The deputy sat down with me at the watch desk and engaged me in a man-to-man talk about my state of marital depression. The gist our conversation was that he remembered how it was as a newlywed, how much he loved his wife, and how hard is was to work an 84-hour shift and fan the flames of romance. He left saying that he would see what he could do.
Somehow, he talked the fire chief into letting me use vacation time that I would not earn for months into the future. First thing in the morning, I called the hotel in the Bahamas, Eastern Airlines, the guy my wife’s college roommate was seeing and my Dad for a ride to the airport. By 4 P.M. the next day, I was in the Bahamas with my wife. And the rest, as they say, is blissful history.
Chief Moran and my captain did not have to do what they did for me, but they were kind and thoughtful men. They were people for whom you really wanted to work. They did not break the regulations for me; however, I am sure that a bit of a bend was made in the department’s vacation policy.
This is one of the many life experiences that have shaped me and made me what I am today. There have also been many occasions when I have been able to repay that gift of human kindness given to me early in my career. A similar story comes from the years when I pursued my bachelor’s degree in fire safety at Jersey City State College.

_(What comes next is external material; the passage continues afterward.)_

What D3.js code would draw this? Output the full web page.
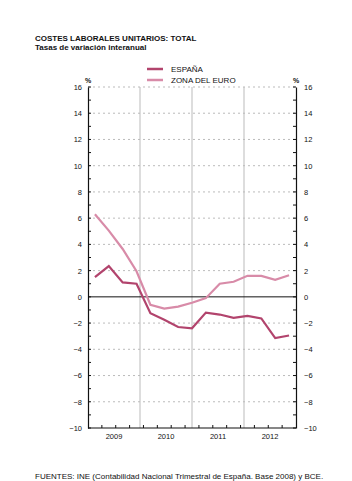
<!DOCTYPE html>
<html>
<head>
<meta charset="utf-8">
<script src="https://cdn.jsdelivr.net/npm/d3@7"></script>
<style>
  body { margin: 0; background: #fff; }
  svg text { font-family: "Liberation Sans", Arial, sans-serif; fill: #111; }
</style>
</head>
<body>
<div id="chart"></div>
<script>
// quarters 2009Q1 .. 2012Q3
var quarters = ["2009T1","2009T2","2009T3","2009T4","2010T1","2010T2","2010T3","2010T4",
                "2011T1","2011T2","2011T3","2011T4","2012T1","2012T2","2012T3"];
var years = ["2009", "2010", "2011", "2012"];
var espana = [1.5, 2.35, 1.1, 1.0, -1.25, -1.75, -2.3, -2.4, -1.2, -1.35, -1.6, -1.45, -1.65, -3.15, -2.95];
var zonaEuro = [6.3, 5.05, 3.65, 1.95, -0.6, -0.9, -0.75, -0.45, -0.1, 1.0, 1.15, 1.6, 1.6, 1.3, 1.65];
var yTicks = [-10, -8, -6, -4, -2, 0, 2, 4, 6, 8, 10, 12, 14, 16];

var W = 352, H = 481;
var margin = {top: 87, right: 56, bottom: 53, left: 88};
var width = W - margin.left - margin.right;
var height = H - margin.top - margin.bottom;

var svg = d3.select("#chart").append("svg")
    .attr("width", W)
    .attr("height", H);

// titles
svg.append("text").attr("x", 35).attr("y", 41)
    .attr("font-size", 8).attr("font-weight", "bold")
    .text("COSTES LABORALES UNITARIOS: TOTAL");
svg.append("text").attr("x", 35).attr("y", 50)
    .attr("font-size", 8).attr("font-weight", "bold")
    .text("Tasas de variación interanual");

// legend
var legend = [{name: "ESPAÑA", color: "#b2446d"}, {name: "ZONA DEL EURO", color: "#d88ba8"}];
legend.forEach(function (d, i) {
    var ly = 69 + i * 11;
    svg.append("line").attr("x1", 147).attr("x2", 163)
        .attr("y1", ly).attr("y2", ly)
        .attr("stroke", d.color).attr("stroke-width", 2.5);
    svg.append("text").attr("x", 171).attr("y", ly + 3)
        .attr("font-size", 8).text(d.name);
});

var g = svg.append("g")
    .attr("transform", "translate(" + margin.left + "," + margin.top + ")");

var x = d3.scaleBand().domain(quarters).range([0, width]);
var xYear = d3.scaleBand().domain(years).range([0, width]);
var y = d3.scaleLinear().domain([-10, 16]).range([height, 0]);

// horizontal dotted grid
g.append("g").selectAll("line")
    .data(yTicks.filter(function (d) { return d !== 0 && d !== -10; }))
    .enter().append("line")
    .attr("x1", 0).attr("x2", width)
    .attr("y1", function (d) { return y(d); })
    .attr("y2", function (d) { return y(d); })
    .attr("stroke", "#aaa").attr("stroke-width", 0.8)
    .attr("stroke-dasharray", "2,3");

// year separators
g.append("g").selectAll("line")
    .data(years.slice(1))
    .enter().append("line")
    .attr("x1", function (d) { return xYear(d); })
    .attr("x2", function (d) { return xYear(d); })
    .attr("y1", 0).attr("y2", height)
    .attr("stroke", "#bbb").attr("stroke-width", 1);

// zero line
g.append("line").attr("x1", 0).attr("x2", width)
    .attr("y1", y(0)).attr("y2", y(0))
    .attr("stroke", "#111").attr("stroke-width", 1);

// left axis
var minor = d3.range(-10, 17, 1);
var leftAxis = g.append("g")
    .call(d3.axisLeft(y).tickValues(yTicks).tickSize(0).tickPadding(6));
leftAxis.select(".domain").attr("stroke", "#111").attr("stroke-width", 1.2);
leftAxis.selectAll("text").attr("font-size", 7.5).attr("font-family", "Liberation Sans, Arial, sans-serif");
g.append("g").selectAll("line").data(minor).enter().append("line")
    .attr("x1", 0).attr("x2", 3)
    .attr("y1", function (d) { return y(d); }).attr("y2", function (d) { return y(d); })
    .attr("stroke", "#111").attr("stroke-width", 1);

// right axis
var rightAxis = g.append("g")
    .attr("transform", "translate(" + width + ",0)")
    .call(d3.axisRight(y).tickValues(yTicks).tickSize(0).tickPadding(8));
rightAxis.select(".domain").attr("stroke", "#111").attr("stroke-width", 1.2);
rightAxis.selectAll("text").attr("font-size", 7.5).attr("font-family", "Liberation Sans, Arial, sans-serif");
g.append("g").selectAll("line").data(minor).enter().append("line")
    .attr("x1", width - 3).attr("x2", width)
    .attr("y1", function (d) { return y(d); }).attr("y2", function (d) { return y(d); })
    .attr("stroke", "#111").attr("stroke-width", 1);

// % labels
g.append("text").attr("x", 0).attr("y", -4).attr("text-anchor", "middle")
    .attr("font-size", 7).attr("font-weight", "bold").text("%");
g.append("text").attr("x", width).attr("y", -4).attr("text-anchor", "middle")
    .attr("font-size", 7).attr("font-weight", "bold").text("%");

// bottom axis
g.append("line").attr("x1", 0).attr("x2", width)
    .attr("y1", height).attr("y2", height)
    .attr("stroke", "#111").attr("stroke-width", 1.2);
g.append("g").selectAll("line")
    .data(quarters.slice(1))
    .enter().append("line")
    .attr("x1", function (d) { return x(d); })
    .attr("x2", function (d) { return x(d); })
    .attr("y1", height).attr("y2", height - 3)
    .attr("stroke", "#111").attr("stroke-width", 1);
g.append("g").selectAll("text")
    .data(years)
    .enter().append("text")
    .attr("x", function (d) { return xYear(d) + xYear.bandwidth() / 2; })
    .attr("y", height + 11)
    .attr("text-anchor", "middle")
    .attr("font-size", 7.5)
    .text(function (d) { return d; });

// lines
var line = d3.line()
    .x(function (d, i) { return x(quarters[i]) + x.bandwidth() / 2; })
    .y(function (d) { return y(d); });

g.append("path").datum(zonaEuro)
    .attr("d", line).attr("fill", "none")
    .attr("stroke", "#d88ba8").attr("stroke-width", 2.2);
g.append("path").datum(espana)
    .attr("d", line).attr("fill", "none")
    .attr("stroke", "#b2446d").attr("stroke-width", 2.2);

// footer
svg.append("text").attr("x", 35).attr("y", 479)
    .attr("font-size", 8)
    .text("FUENTES: INE (Contabilidad Nacional Trimestral de España. Base 2008) y BCE.");
</script>
</body>
</html>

I was a firefighter at Engine Company 11. As a member of the First Battalion, I worked under the command of Battalion Chief Richard Hettinger. He was a good chief, from the old school: he was strict, but fair and one of the best fireground chiefs I ever met.
I was having trouble trying to keep up with my studies at Jersey City State and my duties at Engine Company 11. Chief Hettinger let me take my personal days off in hours, rather than days and nights – and I have a hunch that he slipped me an extra hour now and then. Thanks to his concern for me, I was able to complete my bachelor of science degree on time and on target. Once again, an act of kindness came my way. As I said, the best way to repay a gift is to keep on giving. This is how I have tried to live my life as a captain, and as a chief.
I have been blessed to work with some outstanding people over the years. My job is to share with you what they have taught me. Thanks to the fine folks at Firehouse® Magazine, I have the privilege of sharing the events that have shaped my career. Sometimes they are happy, sometimes they are sad, sometimes they are smart, and sometimes they are stupid. But they have all had an impact. And they have all had a part in shaping me as a fire officer. I just hope that they will continue to help you face the problems which come your way. That’s the reason for this column – this public soapbox.
Harry R. Carter, Ph.D., MIFireE, a Firehouse® contributing editor, is a municipal fire protection consultant based in Adelphia, NJ. He is also an associate professor at Mercer County Community College and a past chief and active life member of the Adelphia Fire Company. Dr. Carter retired from the Newark Fire Department in 1999 as a battalion commander. He also served as chief of training and commander of the Hazardous Materials Response Team. Dr. Carter is a Member of the Institution of Fire Engineers of Great Britain (MIFireE). He may be contacted through his website at Dr.Carter@HarryCarter.com.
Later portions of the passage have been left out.